ÇED raporunda çelişkiler
Köylülerin, Çevre, Şehircilik ve İklim Değişikliği İl Müdürlüğü’ne yazılan dilekçede yer alan ifadelerinde ÇED raporunda yer alan teknik bilgiler de eleştiriliyor. İddiaya göre raporda proje alanında “yüzey suyu yoktur” ifadesi bulunurken, başka bir bölümde “sürekli akış gösteren derelerin yakın olduğu” yazıyor. Köylüler, bölgenin yoğun kar erimesi ve zengin yeraltı kaynaklarıyla bilindiğini, GES panellerinin temizliği için kullanılacak suyun bile ekosistemi bozacağını belirtiyor.
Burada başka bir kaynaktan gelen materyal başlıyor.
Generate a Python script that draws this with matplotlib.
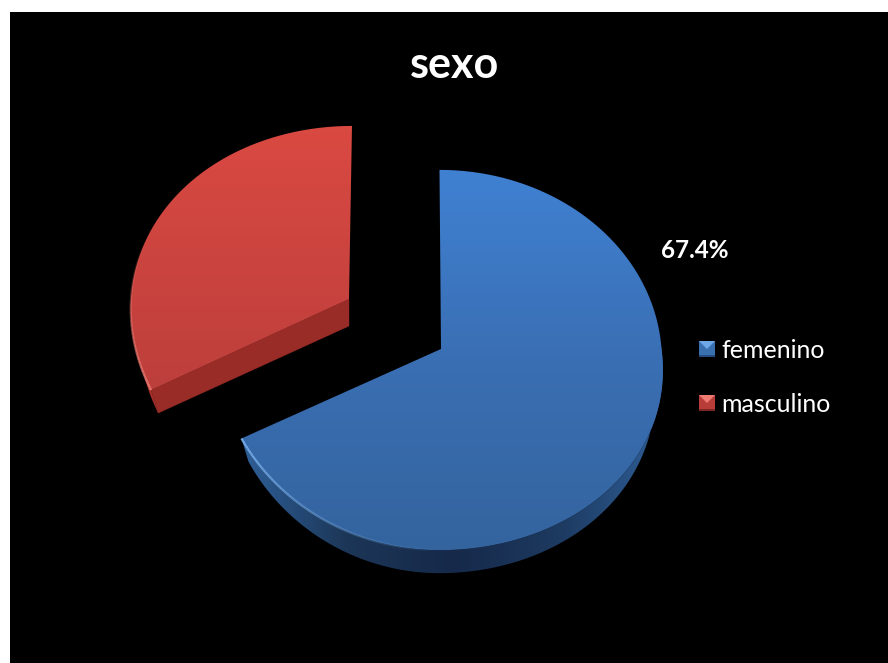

“Kışın eksi 40’ı gören yerde GES olmaz”
Köy halkı, Aşkale’nin sert kış koşullarına dikkat çekerek kış aylarında sıcaklığın eksi 25–40 dereceye düştüğünü, yoğun kar, dolu, rüzgâr ve yıldırımın sık görüldüğünü belirtirkenbu koşulların panellerde kırılma, kar yüküyle çökme, dolu hasarı ve yangın riskini artıracağını, bunun hem çevre hem de insanlar için tehlike oluşturacağını belirtiyor.

Yaban hayatı ve kuş göç yolu yok sayılmış
ÇED raporunun flora-fauna bölümü de tepki topluyor. Raporda bölgede yaban hayatı, göçmen kuşlar, endemik türler veya kelebek çeşitliliği olmadığı iddia edilse de Atatürk Üniversitesi çalışmalarının ve Doğa Koruma ve Milli Parklar Genel Müdürlüğü (DKMP) verilerinin bölgenin yüksek biyolojik çeşitliliğe sahip olduğunu ortaya koyduğu belirtiliyor. Köylüler ayrıca güneş panellerinin yansımasının kuşlar için ölümcül tuzak oluşturabileceğine yönelik bilimsel bulguların raporda yer almadığını savunuyor.